__WHAT IS BEING ASKED__.
Extract the lines of the material below, beginning with the first and ending with the line that holds "5], line_color=frame_color, line_width=2)". Skip every picture.

[DATA EXTRACT start]

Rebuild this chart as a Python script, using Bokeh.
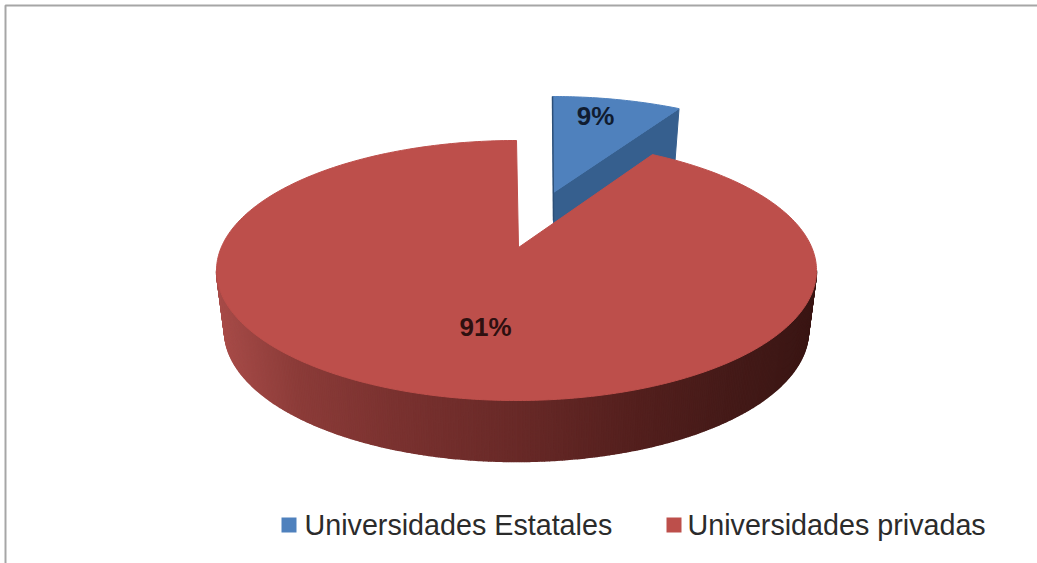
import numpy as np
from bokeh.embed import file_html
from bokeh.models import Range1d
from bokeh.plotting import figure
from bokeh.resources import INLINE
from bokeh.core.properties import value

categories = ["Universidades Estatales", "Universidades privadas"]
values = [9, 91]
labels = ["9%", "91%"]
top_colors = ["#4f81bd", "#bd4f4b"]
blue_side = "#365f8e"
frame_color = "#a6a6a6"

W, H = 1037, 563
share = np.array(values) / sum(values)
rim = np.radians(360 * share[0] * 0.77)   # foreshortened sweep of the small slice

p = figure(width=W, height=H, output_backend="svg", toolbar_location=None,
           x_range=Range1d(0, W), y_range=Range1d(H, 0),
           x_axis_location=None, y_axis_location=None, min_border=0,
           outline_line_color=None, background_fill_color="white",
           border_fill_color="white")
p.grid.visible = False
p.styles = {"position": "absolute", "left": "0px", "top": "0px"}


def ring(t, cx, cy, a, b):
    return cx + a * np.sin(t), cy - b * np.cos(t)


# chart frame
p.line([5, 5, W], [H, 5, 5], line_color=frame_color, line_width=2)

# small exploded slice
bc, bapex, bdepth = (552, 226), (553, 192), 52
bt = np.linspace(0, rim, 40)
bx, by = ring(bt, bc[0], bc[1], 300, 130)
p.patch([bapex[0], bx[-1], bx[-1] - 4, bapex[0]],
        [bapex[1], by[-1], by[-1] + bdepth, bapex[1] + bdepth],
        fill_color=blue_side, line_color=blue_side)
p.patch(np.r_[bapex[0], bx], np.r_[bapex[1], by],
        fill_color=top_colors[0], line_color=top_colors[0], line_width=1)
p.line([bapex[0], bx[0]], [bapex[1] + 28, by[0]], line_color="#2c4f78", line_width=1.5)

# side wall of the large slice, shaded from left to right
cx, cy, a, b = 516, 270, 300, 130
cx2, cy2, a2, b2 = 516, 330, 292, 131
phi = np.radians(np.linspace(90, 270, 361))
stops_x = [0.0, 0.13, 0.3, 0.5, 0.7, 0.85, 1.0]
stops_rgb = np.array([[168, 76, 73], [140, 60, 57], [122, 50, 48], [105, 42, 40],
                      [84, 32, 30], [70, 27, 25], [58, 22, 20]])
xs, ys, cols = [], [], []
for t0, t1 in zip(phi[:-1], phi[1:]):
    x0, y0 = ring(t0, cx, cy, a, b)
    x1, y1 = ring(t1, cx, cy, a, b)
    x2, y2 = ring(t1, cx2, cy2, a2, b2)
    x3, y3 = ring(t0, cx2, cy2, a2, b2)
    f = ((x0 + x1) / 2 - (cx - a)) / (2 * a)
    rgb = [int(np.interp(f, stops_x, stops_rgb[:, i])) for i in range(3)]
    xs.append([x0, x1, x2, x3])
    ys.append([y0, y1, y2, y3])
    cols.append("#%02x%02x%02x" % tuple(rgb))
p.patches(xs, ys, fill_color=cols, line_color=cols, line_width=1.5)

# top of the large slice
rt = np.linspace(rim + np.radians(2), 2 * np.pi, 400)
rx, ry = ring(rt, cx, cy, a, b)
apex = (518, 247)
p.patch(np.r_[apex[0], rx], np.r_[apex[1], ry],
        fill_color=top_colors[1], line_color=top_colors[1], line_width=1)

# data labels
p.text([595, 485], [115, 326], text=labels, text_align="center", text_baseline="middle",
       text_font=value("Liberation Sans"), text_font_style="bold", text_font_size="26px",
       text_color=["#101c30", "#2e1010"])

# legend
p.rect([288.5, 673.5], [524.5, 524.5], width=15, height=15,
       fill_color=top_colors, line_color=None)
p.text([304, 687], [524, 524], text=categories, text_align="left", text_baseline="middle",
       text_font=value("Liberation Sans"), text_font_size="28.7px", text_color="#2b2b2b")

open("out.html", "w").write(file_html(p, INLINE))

[DATA EXTRACT end]

__TASK RESULT__.
Rebuild this chart as a Python script, using Bokeh.
import numpy as np
from bokeh.embed import file_html
from bokeh.models import Range1d
from bokeh.plotting import figure
from bokeh.resources import INLINE
from bokeh.core.properties import value

categories = ["Universidades Estatales", "Universidades privadas"]
values = [9, 91]
labels = ["9%", "91%"]
top_colors = ["#4f81bd", "#bd4f4b"]
blue_side = "#365f8e"
frame_color = "#a6a6a6"

W, H = 1037, 563
share = np.array(values) / sum(values)
rim = np.radians(360 * share[0] * 0.77)   # foreshortened sweep of the small slice

p = figure(width=W, height=H, output_backend="svg", toolbar_location=None,
           x_range=Range1d(0, W), y_range=Range1d(H, 0),
           x_axis_location=None, y_axis_location=None, min_border=0,
           outline_line_color=None, background_fill_color="white",
           border_fill_color="white")
p.grid.visible = False
p.styles = {"position": "absolute", "left": "0px", "top": "0px"}


def ring(t, cx, cy, a, b):
    return cx + a * np.sin(t), cy - b * np.cos(t)


# chart frame
p.line([5, 5, W], [H, 5, 5], line_color=frame_color, line_width=2)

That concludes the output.